* INPUT MATERIAL:

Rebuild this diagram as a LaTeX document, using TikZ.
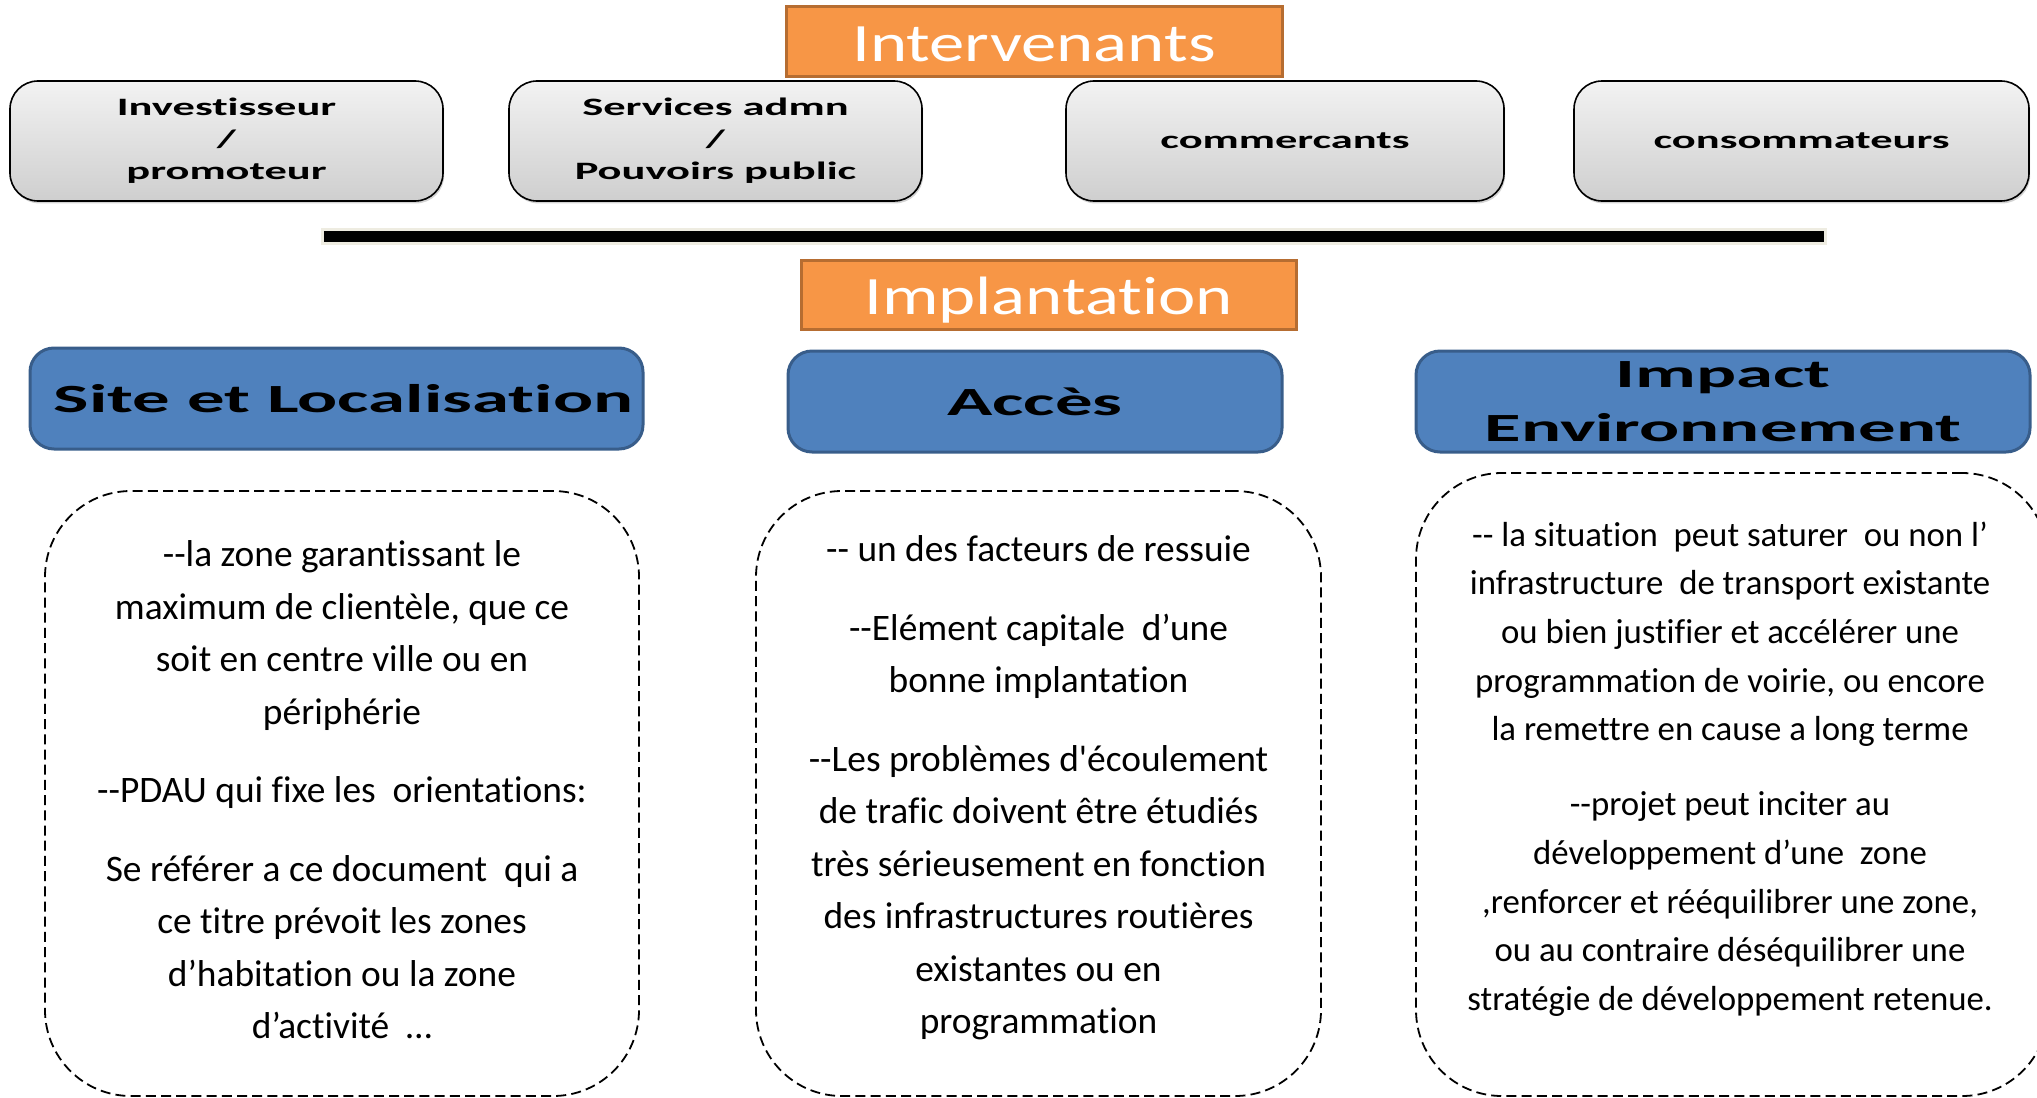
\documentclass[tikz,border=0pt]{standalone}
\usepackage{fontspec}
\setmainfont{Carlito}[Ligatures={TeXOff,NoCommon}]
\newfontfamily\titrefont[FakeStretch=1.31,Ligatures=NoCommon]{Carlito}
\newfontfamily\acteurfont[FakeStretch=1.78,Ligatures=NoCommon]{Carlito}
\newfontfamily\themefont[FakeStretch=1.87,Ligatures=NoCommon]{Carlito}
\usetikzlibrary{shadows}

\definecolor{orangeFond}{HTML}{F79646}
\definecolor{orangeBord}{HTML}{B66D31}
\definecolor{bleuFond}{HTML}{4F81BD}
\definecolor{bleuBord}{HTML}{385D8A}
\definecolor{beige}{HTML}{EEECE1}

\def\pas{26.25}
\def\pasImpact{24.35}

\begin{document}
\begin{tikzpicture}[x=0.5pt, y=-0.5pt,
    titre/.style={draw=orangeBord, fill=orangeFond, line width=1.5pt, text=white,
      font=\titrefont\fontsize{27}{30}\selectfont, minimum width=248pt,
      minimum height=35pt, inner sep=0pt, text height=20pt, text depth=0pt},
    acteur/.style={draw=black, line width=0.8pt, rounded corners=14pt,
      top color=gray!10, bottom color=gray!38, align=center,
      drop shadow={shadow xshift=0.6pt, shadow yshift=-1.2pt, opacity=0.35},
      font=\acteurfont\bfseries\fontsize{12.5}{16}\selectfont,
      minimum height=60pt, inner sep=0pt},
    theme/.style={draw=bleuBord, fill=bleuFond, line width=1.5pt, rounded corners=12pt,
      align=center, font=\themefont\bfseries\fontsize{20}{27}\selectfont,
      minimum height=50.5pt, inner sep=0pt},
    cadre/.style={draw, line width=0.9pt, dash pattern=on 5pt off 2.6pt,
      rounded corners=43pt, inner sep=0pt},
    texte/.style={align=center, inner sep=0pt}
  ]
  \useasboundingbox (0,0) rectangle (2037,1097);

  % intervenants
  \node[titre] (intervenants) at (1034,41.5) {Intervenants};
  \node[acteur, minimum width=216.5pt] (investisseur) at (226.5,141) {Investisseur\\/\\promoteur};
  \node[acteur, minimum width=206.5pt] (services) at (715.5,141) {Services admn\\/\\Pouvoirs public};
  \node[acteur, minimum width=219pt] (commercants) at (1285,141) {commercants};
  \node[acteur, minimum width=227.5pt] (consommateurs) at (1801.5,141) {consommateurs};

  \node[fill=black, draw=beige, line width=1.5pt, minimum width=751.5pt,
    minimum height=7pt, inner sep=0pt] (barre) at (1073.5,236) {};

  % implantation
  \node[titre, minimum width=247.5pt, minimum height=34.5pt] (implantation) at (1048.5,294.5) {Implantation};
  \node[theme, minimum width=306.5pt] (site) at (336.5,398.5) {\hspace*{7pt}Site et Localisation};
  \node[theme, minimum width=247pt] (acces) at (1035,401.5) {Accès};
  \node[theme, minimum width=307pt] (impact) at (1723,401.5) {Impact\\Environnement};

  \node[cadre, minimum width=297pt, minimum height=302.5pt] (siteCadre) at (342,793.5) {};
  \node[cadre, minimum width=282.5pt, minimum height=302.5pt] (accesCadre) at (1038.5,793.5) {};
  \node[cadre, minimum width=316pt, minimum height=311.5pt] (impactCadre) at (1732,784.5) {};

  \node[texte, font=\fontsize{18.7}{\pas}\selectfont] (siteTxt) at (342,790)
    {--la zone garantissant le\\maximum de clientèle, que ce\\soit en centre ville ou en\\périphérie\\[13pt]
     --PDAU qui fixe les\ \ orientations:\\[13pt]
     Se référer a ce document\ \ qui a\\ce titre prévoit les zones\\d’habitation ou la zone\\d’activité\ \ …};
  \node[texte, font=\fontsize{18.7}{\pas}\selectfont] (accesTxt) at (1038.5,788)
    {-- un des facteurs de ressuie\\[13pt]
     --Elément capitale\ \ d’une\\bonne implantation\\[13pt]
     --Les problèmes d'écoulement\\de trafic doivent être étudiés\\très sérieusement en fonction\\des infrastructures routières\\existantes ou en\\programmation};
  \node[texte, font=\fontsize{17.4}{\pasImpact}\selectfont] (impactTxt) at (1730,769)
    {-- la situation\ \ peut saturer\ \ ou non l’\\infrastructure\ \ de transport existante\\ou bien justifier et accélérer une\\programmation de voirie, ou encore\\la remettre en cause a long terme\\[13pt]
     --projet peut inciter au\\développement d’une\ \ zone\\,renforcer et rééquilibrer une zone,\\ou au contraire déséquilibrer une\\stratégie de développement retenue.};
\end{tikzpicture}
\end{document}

...

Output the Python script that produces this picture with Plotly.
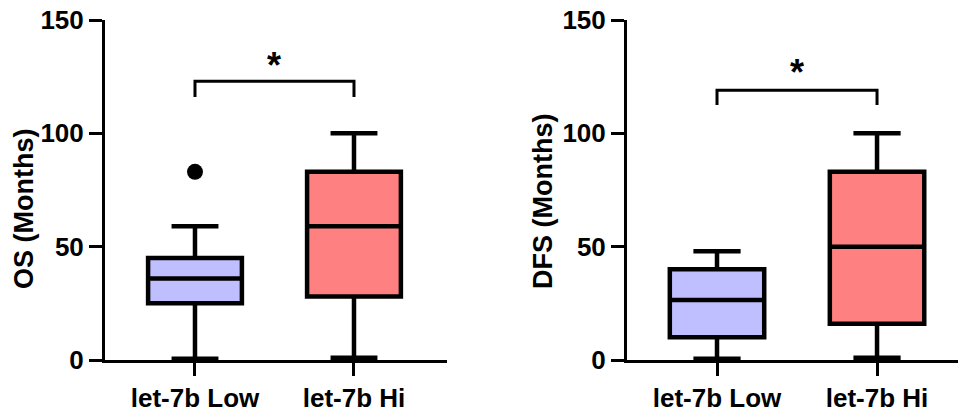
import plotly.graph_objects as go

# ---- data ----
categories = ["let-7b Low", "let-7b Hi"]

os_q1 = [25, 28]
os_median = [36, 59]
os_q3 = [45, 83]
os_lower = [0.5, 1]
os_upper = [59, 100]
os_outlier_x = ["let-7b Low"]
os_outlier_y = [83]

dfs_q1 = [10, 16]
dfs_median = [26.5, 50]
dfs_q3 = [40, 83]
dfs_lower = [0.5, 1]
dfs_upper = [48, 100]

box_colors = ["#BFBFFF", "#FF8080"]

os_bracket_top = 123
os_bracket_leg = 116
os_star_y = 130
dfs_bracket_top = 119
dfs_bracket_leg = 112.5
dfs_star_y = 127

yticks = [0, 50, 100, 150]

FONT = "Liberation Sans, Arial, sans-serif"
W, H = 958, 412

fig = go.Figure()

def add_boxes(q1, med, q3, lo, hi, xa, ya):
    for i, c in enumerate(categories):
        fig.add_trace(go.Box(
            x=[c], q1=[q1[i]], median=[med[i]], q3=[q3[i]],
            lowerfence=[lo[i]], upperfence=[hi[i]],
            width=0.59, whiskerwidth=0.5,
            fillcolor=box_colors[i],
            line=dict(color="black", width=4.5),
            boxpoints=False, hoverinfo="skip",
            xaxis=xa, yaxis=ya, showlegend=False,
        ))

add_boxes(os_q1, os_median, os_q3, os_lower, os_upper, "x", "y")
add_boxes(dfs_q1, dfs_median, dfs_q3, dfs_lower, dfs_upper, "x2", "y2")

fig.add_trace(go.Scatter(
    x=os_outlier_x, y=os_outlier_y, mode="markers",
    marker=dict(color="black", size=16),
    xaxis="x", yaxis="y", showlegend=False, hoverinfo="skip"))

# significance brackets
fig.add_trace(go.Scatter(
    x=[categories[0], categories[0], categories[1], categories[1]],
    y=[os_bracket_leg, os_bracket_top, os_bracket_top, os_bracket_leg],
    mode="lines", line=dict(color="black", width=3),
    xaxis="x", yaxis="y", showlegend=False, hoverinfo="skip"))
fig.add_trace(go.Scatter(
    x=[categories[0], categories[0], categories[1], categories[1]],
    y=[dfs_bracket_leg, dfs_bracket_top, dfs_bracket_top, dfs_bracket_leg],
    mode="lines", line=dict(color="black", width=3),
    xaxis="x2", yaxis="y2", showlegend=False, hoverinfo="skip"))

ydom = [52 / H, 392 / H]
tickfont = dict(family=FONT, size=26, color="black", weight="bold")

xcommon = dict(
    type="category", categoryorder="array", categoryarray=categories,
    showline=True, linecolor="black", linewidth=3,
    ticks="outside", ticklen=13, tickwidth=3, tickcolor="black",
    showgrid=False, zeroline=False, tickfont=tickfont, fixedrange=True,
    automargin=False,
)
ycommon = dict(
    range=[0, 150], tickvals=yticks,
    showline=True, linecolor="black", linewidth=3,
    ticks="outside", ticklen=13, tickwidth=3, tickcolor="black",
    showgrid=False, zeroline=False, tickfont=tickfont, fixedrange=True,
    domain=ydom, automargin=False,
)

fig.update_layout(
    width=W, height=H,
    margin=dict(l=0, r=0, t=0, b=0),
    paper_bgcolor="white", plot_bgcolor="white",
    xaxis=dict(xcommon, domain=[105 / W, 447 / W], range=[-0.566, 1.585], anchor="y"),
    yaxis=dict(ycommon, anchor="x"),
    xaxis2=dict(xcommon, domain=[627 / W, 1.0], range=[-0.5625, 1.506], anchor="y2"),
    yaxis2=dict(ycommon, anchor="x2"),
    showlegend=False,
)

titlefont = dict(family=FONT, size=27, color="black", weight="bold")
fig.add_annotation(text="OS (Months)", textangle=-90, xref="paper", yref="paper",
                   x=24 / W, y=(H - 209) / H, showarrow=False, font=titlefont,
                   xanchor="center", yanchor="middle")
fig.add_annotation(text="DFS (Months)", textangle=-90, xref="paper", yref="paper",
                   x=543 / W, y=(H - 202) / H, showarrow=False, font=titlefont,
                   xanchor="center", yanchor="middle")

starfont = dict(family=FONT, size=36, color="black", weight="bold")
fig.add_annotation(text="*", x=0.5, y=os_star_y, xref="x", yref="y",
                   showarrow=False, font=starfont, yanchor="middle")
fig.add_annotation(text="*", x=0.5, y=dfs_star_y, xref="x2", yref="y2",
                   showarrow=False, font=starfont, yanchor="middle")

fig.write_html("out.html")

---

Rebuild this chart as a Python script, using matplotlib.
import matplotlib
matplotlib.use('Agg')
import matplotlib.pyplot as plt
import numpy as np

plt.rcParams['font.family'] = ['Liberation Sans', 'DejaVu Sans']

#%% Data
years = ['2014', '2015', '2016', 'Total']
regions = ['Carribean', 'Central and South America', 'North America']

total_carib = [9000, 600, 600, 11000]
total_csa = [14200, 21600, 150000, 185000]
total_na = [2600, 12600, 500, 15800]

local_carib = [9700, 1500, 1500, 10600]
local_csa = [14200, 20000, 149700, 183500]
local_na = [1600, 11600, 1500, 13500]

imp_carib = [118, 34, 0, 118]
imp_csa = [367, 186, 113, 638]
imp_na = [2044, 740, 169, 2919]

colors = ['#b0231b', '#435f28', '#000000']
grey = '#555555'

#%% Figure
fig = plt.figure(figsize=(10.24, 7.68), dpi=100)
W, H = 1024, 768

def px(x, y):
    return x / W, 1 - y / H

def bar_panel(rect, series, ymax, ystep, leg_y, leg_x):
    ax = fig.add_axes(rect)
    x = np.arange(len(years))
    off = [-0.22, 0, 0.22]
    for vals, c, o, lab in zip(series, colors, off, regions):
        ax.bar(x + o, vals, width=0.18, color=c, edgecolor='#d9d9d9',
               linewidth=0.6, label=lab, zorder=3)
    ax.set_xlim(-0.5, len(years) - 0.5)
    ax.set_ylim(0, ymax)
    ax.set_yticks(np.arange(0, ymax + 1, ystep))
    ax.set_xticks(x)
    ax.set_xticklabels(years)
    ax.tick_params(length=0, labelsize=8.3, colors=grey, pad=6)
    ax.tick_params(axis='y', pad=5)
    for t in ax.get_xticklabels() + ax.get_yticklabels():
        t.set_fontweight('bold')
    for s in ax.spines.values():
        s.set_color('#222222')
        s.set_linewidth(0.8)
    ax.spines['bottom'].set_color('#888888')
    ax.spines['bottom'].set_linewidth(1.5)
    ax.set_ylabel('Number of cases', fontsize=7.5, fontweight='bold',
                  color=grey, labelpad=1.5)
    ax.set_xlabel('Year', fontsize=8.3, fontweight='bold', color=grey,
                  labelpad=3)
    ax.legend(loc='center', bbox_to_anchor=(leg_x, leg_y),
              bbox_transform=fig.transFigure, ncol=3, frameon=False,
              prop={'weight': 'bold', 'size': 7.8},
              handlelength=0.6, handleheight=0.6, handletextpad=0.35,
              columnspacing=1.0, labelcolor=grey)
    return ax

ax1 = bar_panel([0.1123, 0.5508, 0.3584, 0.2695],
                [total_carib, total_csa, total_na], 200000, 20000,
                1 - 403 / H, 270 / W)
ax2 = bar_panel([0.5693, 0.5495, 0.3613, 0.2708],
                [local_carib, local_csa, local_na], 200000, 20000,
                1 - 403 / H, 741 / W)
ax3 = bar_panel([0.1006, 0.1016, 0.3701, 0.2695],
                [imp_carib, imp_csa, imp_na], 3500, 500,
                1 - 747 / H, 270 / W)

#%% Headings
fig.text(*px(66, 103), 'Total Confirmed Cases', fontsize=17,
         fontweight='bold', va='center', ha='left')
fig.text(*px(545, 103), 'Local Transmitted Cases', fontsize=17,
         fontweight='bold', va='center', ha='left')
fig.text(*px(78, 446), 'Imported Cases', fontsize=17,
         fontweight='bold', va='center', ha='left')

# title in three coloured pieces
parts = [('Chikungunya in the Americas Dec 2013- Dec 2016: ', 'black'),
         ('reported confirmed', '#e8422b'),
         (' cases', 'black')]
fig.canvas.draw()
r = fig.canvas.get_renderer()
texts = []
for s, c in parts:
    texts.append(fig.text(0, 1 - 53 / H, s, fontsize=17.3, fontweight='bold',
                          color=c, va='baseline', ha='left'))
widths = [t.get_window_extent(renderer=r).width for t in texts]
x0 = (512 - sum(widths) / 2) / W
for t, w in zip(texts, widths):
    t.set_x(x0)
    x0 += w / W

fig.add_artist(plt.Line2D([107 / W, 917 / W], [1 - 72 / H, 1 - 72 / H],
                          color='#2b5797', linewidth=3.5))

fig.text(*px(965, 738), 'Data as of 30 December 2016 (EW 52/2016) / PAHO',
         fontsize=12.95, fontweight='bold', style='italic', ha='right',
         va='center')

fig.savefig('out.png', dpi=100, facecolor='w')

* PROBLEM DETAILS:
Leaving out the pictures, extract the stretch from the line holding "Output the Python" through the line holding "os_outlier_y = [83]", word for word.

* RESPONSE:
Output the Python script that produces this picture with Plotly.
import plotly.graph_objects as go

# ---- data ----
categories = ["let-7b Low", "let-7b Hi"]

os_q1 = [25, 28]
os_median = [36, 59]
os_q3 = [45, 83]
os_lower = [0.5, 1]
os_upper = [59, 100]
os_outlier_x = ["let-7b Low"]
os_outlier_y = [83]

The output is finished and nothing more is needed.